Um eine direkte Konkurrenz zum abschließenden Gang zu ersparen, und als kleine Erholung für die Nerven zwischendurch, eine Kugel Sauerkirschsorbet. Vergesst alles, was ihr jemals in irgendwelchen Eisdielen an Kirscheis bekommen habt, ob da Amarena oder sonstwas draufsteht, kein Vergleich. Sauerkirsche pur, besser als die Frucht selber, denn der mangelt es leider an der nötigen Konsistenz. Und es passt perfekt als letzter Zwischengang, füllt die letzten winzigen Lücken im Magen ohne groß zum Sättigungsgrad beizutragen, der sich bei mir schon hart an der Grenze befand.
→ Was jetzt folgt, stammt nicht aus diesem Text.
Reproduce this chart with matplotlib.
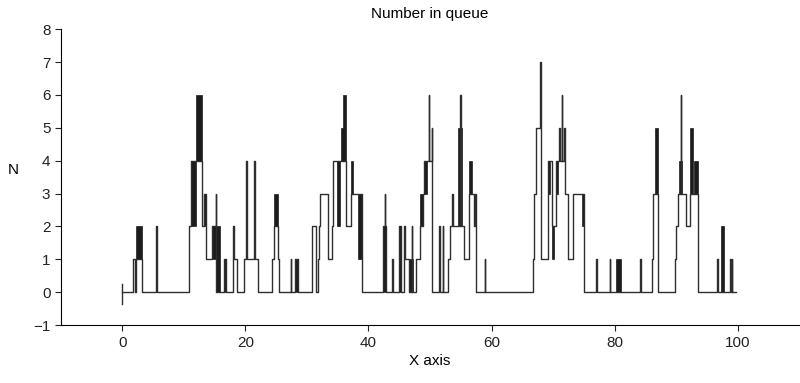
import matplotlib
matplotlib.use('Agg')
import matplotlib.pyplot as plt

plt.rcParams['font.family'] = ['Liberation Sans', 'DejaVu Sans']

# queue length: change times and the level held after each change
times = [0.0, 1.75, 2.0, 2.2, 3.2, 5.5, 5.56, 10.8, 11.1, 11.9, 13.0, 13.2, 13.65,
         14.6, 15.2, 15.26, 16.5, 16.8, 18.0, 18.2, 18.6, 19.8, 20.1, 20.2, 21.4,
         21.5, 22.1, 24.4, 24.6, 25.3, 25.4, 27.4, 27.46, 28.1, 28.5, 30.9, 31.4,
         31.8, 32.0, 32.2, 33.5, 34.0, 34.2, 35.4, 36.3, 37.1, 39.0, 42.3, 42.7,
         42.76, 42.9, 43.9, 43.96, 44.9, 45.3, 45.8, 45.86, 46.6, 47.0, 47.06,
         47.8, 48.3, 48.9, 49.1, 49.8, 49.86, 50.25, 50.3, 51.5, 51.56, 52.05,
         52.11, 53.0, 53.3, 53.6, 53.66, 54.9, 54.96, 55.5, 56.3, 57.15, 57.35,
         57.45, 58.9, 58.96, 66.7, 66.9, 67.2, 67.9, 67.96, 69.1, 69.8, 70.4,
         71.0, 71.06, 71.45, 71.51, 71.85, 71.91, 72.0, 72.5, 73.3, 75.0, 77.0,
         77.06, 79.2, 79.26, 84.2, 84.26, 86.0, 86.3, 87.0, 89.8, 90.0, 90.3,
         90.75, 90.81, 91.6, 92.2, 93.6, 96.7, 96.76, 98.8, 98.86, 99.1, 99.16,
         99.7]
levels = [0, 1, 0, 1, 0, 2, 0, 2, 4, 4, 2, 3, 1,
          2, 3, 0, 1, 0, 2, 1, 0, 1, 4, 1, 4,
          1, 0, 1, 2, 1, 0, 1, 0, 1, 0, 2, 0,
          1, 2, 3, 1, 2, 4, 4, 2, 3, 0, 2, 3,
          2, 0, 1, 0, 2, 0, 2, 1, 0, 2, 0,
          1, 2, 3, 4, 6, 4, 5, 0, 2, 0, 2,
          0, 1, 2, 3, 2, 6, 2, 1, 3, 2, 3,
          0, 1, 0, 1, 3, 5, 7, 1, 4, 2, 4,
          5, 4, 6, 4, 5, 4, 3, 1, 3, 0, 1,
          0, 1, 0, 1, 0, 1, 3, 0, 1, 2, 3,
          6, 3, 2, 3, 0, 1, 0, 1, 0, 1, 0,
          0]

# dense bursts that print as solid black blocks: start, end, low, high
burst_start = [2.3, 11.1, 11.9, 13.2, 14.6, 15.2, 16.5, 24.7, 28.1, 34.9, 35.5, 35.8,
               37.1, 38.3, 42.3, 44.9, 46.6, 48.3, 49.1, 54.5, 56.4, 69.1, 69.85,
               70.4, 74.7, 80.3, 86.6, 90.5, 92.2, 92.9, 97.3]
burst_end = [3.2, 11.9, 13.0, 13.6, 15.2, 15.9, 16.8, 25.3, 28.5, 35.4, 36.3, 36.3,
             37.5, 39.0, 42.9, 45.3, 47.3, 48.9, 49.5, 55.2, 56.8, 69.5, 70.2,
             70.8, 75.0, 81.0, 87.0, 90.9, 92.7, 93.5, 97.7]
burst_low = [1, 2, 4, 2, 1, 0, 0, 2, 0, 2, 4, 5,
             3, 1, 0, 0, 0, 2, 3, 2, 3, 3, 1,
             3, 2, 0, 3, 3, 3, 3, 0]
burst_high = [2, 4, 6, 3, 2, 2, 1, 3, 1, 4, 5, 6,
              4, 3, 2, 2, 1, 3, 4, 5, 4, 4, 2,
              4, 3, 1, 5, 4, 5, 4, 2]

start_mark = [-0.35, 0.25]

fig = plt.figure(figsize=(8, 3.83), dpi=100)
ax = fig.add_axes([0.076, 0.151, 0.923, 0.773])

ax.step(times, levels, where='post', color='#2e2e2e', linewidth=1.0)
ax.plot([0, 0], start_mark, color='#2e2e2e', linewidth=1.0)

widths = [e - s for s, e in zip(burst_start, burst_end)]
heights = [h - l for l, h in zip(burst_low, burst_high)]
ax.bar(burst_start, heights, width=widths, bottom=burst_low, align='edge',
       color='#1c1c1c', edgecolor='#1c1c1c', linewidth=0.5)

ax.set_xlim(-10, 110)
ax.set_ylim(-1, 8)
ax.set_xticks([0, 20, 40, 60, 80, 100])
ax.set_yticks(range(-1, 9))

ax.spines['top'].set_visible(False)
ax.spines['right'].set_visible(False)
ax.tick_params(direction='out', length=4, width=0.8, labelsize=11, colors='#222222')

ax.set_title('Number in queue', fontsize=11, pad=8)
ax.set_xlabel('X axis', fontsize=11, labelpad=3)
ax.set_ylabel('N', fontsize=11, rotation=0, labelpad=14)

fig.savefig('out.png', dpi=100)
Und dann kamen die geschmorten Rinderbäckchen an roter Zwiebelmarmelade mit Polenta-Triangel, heiliger Strohsack. Rinderbäckchen hatte ich im Leben noch nicht auf dem Teller, Rinderbäckchen, das hörte sich irgendwie gewöhnungsbedürftig an. Hinterher hab ich mich allerdings gefragt, warum manche Leute soviel Gedöns um ein schnödes Stück Rinderfilet machen. Für Filet braucht man nämlich immer noch ein Messer, Rinderbäckchen muss man nur scharf ansehen, das reicht völlig.
Das Dessert war dann noch ein kleines Wunschkonzert, obwohl ich sichtlich unter Konditionsschwierigkeiten litt konnte ich nicht widerstehen und habe mich für warmen Schokoladenkuchen mit flüssigem Kern und Birnensorbet entschieden. Wohl wissend, dass das Sauerkirschsorbet nur noch von der Birne geschlagen werden konnte. Abgesehen davon ist Schokolade und Birne die Traumkombination schlechthin und Diät nur etwas für Weicheier.
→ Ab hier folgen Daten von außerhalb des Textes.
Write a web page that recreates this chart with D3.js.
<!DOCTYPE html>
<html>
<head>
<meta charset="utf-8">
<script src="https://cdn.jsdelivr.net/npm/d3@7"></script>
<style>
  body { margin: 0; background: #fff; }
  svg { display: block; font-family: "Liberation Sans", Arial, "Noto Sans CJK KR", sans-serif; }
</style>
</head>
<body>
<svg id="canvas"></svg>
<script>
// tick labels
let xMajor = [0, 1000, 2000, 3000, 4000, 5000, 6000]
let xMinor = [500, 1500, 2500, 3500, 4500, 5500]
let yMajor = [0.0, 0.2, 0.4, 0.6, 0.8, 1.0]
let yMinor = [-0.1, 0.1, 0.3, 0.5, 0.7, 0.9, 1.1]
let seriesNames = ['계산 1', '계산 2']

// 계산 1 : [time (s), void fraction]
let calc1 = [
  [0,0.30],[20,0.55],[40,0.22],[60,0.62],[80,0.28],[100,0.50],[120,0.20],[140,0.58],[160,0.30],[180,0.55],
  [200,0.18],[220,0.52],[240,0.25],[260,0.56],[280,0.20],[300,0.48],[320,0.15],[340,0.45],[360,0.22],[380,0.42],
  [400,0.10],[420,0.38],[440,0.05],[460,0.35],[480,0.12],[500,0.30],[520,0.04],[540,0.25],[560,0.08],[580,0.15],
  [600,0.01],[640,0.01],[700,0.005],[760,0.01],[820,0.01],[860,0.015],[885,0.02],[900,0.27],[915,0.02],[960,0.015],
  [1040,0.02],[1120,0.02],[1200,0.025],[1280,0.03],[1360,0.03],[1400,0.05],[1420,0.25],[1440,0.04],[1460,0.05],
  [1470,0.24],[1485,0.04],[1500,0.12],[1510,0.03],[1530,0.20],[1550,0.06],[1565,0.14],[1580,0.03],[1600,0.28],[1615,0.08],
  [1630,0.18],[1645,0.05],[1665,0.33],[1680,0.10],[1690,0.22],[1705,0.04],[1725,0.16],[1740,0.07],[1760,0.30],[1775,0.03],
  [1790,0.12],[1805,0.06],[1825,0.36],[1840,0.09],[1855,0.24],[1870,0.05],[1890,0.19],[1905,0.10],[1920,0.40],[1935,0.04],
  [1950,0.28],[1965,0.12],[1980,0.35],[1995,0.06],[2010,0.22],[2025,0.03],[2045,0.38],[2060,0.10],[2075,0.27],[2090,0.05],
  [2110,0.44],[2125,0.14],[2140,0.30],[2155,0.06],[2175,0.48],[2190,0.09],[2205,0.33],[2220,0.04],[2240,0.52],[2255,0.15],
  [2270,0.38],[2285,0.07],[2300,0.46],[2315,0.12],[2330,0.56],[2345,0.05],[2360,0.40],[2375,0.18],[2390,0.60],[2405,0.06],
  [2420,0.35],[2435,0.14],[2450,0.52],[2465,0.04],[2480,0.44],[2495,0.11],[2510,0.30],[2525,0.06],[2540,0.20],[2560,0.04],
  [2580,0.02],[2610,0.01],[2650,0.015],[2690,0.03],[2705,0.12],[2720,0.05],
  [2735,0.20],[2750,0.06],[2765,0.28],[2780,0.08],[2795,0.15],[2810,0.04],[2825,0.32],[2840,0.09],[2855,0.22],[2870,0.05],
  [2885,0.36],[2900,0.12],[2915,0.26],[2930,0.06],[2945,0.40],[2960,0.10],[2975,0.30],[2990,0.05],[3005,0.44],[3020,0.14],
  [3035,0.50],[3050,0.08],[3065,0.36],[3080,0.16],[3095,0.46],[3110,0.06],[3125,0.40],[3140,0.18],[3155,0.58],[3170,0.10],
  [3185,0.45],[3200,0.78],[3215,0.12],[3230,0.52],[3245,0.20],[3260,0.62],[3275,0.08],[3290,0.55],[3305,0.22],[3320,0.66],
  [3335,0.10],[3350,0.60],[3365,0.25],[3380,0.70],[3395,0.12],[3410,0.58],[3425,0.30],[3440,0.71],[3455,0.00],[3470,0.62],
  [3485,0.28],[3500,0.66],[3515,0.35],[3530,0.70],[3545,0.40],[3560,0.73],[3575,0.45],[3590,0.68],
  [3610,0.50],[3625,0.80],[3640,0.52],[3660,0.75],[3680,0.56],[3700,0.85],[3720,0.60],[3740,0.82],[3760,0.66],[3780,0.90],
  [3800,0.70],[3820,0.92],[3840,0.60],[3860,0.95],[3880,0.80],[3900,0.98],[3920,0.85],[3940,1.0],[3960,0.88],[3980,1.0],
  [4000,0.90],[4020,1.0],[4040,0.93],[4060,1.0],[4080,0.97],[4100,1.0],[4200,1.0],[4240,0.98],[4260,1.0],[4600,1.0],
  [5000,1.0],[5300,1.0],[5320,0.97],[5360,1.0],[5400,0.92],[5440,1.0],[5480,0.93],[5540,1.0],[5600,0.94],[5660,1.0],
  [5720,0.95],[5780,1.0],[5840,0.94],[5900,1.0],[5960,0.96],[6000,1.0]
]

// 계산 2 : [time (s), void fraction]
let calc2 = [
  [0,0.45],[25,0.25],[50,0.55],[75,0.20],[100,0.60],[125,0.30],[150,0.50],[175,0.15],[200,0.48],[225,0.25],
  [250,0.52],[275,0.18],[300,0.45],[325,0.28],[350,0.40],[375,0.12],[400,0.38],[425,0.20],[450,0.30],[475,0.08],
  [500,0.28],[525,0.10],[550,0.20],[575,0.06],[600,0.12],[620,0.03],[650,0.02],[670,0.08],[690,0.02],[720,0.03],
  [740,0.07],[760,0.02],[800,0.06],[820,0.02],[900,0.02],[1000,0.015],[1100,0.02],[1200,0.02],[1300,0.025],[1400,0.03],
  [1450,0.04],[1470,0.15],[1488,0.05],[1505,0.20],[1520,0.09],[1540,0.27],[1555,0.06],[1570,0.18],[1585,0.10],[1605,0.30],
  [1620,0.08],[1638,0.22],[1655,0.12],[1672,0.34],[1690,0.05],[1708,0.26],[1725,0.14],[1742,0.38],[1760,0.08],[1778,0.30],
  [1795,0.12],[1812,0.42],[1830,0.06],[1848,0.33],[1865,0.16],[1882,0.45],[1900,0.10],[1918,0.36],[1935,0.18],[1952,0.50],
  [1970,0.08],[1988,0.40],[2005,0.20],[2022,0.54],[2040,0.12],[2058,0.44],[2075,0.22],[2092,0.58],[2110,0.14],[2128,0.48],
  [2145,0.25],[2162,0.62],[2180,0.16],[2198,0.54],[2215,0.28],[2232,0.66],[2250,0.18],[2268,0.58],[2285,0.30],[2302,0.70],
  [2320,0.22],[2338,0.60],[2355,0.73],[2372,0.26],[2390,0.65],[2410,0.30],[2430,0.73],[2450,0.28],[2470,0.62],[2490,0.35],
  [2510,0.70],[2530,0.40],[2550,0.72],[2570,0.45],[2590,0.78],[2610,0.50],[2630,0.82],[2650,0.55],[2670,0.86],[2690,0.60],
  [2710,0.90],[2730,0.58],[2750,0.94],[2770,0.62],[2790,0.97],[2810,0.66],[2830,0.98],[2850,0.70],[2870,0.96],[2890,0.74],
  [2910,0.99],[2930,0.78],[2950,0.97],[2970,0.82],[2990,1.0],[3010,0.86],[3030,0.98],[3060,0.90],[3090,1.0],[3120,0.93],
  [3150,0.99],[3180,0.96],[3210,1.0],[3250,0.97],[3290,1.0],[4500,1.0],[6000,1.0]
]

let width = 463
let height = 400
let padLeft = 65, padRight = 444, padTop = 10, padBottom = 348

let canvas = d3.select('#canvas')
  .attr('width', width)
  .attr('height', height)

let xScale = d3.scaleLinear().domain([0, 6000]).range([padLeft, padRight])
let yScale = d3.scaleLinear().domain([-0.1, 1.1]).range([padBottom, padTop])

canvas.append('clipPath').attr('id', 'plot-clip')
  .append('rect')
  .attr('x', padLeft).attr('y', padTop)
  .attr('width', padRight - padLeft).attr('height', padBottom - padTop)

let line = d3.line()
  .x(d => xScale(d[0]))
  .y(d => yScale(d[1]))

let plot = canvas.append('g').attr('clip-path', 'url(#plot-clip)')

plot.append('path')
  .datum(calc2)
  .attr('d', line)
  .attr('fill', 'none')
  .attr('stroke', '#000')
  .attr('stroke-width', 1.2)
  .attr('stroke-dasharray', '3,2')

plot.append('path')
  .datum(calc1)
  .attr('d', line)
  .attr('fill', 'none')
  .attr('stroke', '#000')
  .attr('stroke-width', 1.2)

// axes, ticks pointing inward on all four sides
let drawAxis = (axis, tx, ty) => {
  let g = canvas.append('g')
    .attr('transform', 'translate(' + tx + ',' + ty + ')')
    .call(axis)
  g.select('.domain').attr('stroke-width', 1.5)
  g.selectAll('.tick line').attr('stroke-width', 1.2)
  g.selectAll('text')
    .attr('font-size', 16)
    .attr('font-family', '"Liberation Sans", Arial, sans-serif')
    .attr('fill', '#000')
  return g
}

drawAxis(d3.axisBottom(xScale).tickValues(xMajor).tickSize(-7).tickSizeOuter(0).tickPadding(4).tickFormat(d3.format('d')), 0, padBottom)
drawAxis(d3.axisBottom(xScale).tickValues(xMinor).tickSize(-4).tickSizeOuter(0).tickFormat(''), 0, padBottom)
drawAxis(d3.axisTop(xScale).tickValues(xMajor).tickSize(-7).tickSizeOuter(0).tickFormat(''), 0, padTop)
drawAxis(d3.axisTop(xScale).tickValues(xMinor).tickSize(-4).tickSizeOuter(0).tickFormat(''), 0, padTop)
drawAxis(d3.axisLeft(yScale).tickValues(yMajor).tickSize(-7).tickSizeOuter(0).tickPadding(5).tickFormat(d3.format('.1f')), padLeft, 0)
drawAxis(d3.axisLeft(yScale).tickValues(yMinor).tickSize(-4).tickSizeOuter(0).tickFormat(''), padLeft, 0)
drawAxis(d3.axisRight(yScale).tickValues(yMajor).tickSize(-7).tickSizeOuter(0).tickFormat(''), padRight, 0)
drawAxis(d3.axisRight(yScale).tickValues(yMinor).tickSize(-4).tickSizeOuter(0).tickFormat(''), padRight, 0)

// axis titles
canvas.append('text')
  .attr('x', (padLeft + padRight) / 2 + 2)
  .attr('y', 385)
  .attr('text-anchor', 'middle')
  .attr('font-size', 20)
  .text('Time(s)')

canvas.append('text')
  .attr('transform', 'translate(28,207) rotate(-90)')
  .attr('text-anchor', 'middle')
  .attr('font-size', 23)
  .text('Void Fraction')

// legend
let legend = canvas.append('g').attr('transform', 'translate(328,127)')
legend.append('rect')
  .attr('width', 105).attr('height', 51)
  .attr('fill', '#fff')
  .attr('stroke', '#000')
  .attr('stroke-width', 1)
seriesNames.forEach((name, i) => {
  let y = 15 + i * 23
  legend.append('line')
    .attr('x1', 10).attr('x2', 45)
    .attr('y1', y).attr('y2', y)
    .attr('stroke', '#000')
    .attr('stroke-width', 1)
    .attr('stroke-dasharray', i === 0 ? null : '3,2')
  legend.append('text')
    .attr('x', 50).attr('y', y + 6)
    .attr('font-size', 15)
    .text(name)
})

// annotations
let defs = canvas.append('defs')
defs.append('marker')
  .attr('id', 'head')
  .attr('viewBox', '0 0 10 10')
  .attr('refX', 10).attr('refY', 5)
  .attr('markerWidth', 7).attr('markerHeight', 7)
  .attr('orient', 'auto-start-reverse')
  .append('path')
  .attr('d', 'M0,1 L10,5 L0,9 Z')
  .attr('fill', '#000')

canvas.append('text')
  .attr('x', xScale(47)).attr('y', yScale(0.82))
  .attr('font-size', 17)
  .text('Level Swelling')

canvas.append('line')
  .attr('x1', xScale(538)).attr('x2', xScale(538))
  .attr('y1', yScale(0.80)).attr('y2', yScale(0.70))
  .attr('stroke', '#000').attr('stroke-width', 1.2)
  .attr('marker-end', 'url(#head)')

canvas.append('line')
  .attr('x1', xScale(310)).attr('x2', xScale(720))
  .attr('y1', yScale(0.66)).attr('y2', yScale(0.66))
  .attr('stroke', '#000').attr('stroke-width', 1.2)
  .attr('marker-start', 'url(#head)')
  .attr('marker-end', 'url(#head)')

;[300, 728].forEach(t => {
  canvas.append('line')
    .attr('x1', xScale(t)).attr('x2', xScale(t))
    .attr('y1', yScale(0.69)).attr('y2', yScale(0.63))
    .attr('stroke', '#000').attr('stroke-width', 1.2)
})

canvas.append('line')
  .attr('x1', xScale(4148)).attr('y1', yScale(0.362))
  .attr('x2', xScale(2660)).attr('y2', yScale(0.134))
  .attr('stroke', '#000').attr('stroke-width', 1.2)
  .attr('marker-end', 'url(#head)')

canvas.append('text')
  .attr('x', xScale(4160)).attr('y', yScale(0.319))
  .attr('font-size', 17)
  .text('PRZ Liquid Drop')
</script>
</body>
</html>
Drei Stunden Marathontango für die Geschmacksknospen, ich kann euch sagen, davon werde ich lange zehren müssen. Wenn man so etwas mal erlebt hat, dann ist alles andere nur noch Nahrungsaufnahme, dabei stelle ich mich in der Küche nicht so doof an und gute Restaurants finden ist eigentlich auch kein Problem. Der Unterschied zwischen Koch und Künstler ist allerdings derart eklatant, da müssen sich erst einmal alle hinten anstellen.
Den vollen Genuss kann ich hier leider nicht einmal optisch bieten, denn mit zunehmender Stunde und schwächer werdendem Licht litt die kleine Kompaktknipse unter ähnlichen Schwächeanfällen wie ich. Blitzlicht wäre mir allerdings doch etwas zu auffällig gewesen für das intime Ambiente des Vivendo.